Thursday, 18 January 2018

2018 Film Review: Ferdinand (2017)

Directed by: Carlos Saldanha
Written by: Ron Burch, David Kidd, Don Rhymer, Robert L. Baird, Tim Federle, Brad Copeland
Starring: John Cena, Kate McKinnon, Bobby Cannavale
IMDb Link

The story is simple: we follow Ferdinand, a big bull who doesn't want to be a part of the bull-fighting life, who gets captured and taken to a bull house to be shown to a matador.

The film goes as you'd expect, with Ferdinand using his tenet of non-violence to change the hearts and minds of everyone he meets along the way, in the process helping to end the culture surrounding bull-fighting and the mistreatment of cattle. It's sweet, and heartwarming, and leaves lots of time for Ferdinand to just be a swell guy that slowly but surely turns things around. Unfortunately, the film's writing doesn't really let it try and be more than that.

That's essentially the only key issue with the film; the writing is overloaded with unnecessary fluff that doesn't add anything to the story or tells us what we already know. The film opens with Ferdinand as a child at the bull house, running away when his father doesn't come home, before finding a home at a farm with a lovely little girl and her father, only to be taken back to the bull house ten movie minutes later. The inclusion of the scenes with the father does very little for the story, and its specific placement in the story creates a hard emotional whiplash. The film cuts out a lot from its third act sequences, with the editing becoming noticeably terrible at points, because for some reason it needed to included an extended dance-off sequence between all of the bulls and a trio of fey German horses. Several characters that are included don't really do anything for the movie; the hedgehogs are cute, but the movie doesn't gain anything by having three of them. None of this is offensive or even particularly off-putting, they're just indicative of the fact that the film's writing was fighting to stretch itself out to nearly two hours while still keeping focus on its primary themes.
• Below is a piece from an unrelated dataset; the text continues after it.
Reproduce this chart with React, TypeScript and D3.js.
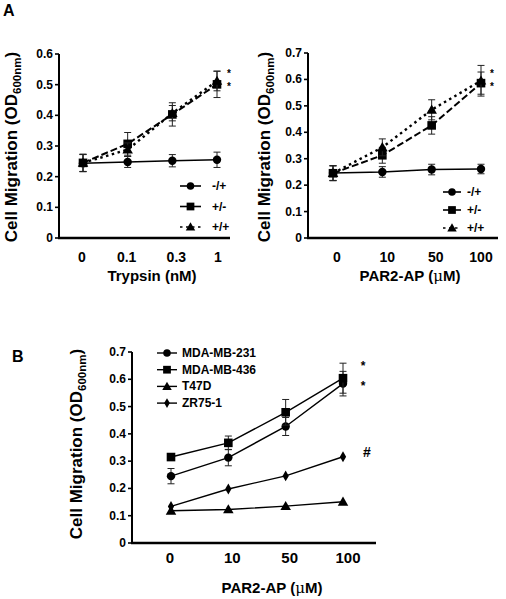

The rest of the film is just fine, decent even. Cena and McKinnon do good work in their voice roles, and the animation is fluid with its own distinct art style reminiscent of Blue Sky's other work like Ice Age. None of it stands out as particularly amazing, and the best of what the film does is all fairly familiar if you've seen an animated film before; it's all competent, but nothing amazing.

The Short Version: Ferdinand tugs at the heartstrings, but is so full of fluff and tired cliches, and struggles to mix the meaningful with the surreal in a meaningful way. It's inoffensive fun with a nice anti-violence message, but little more than that.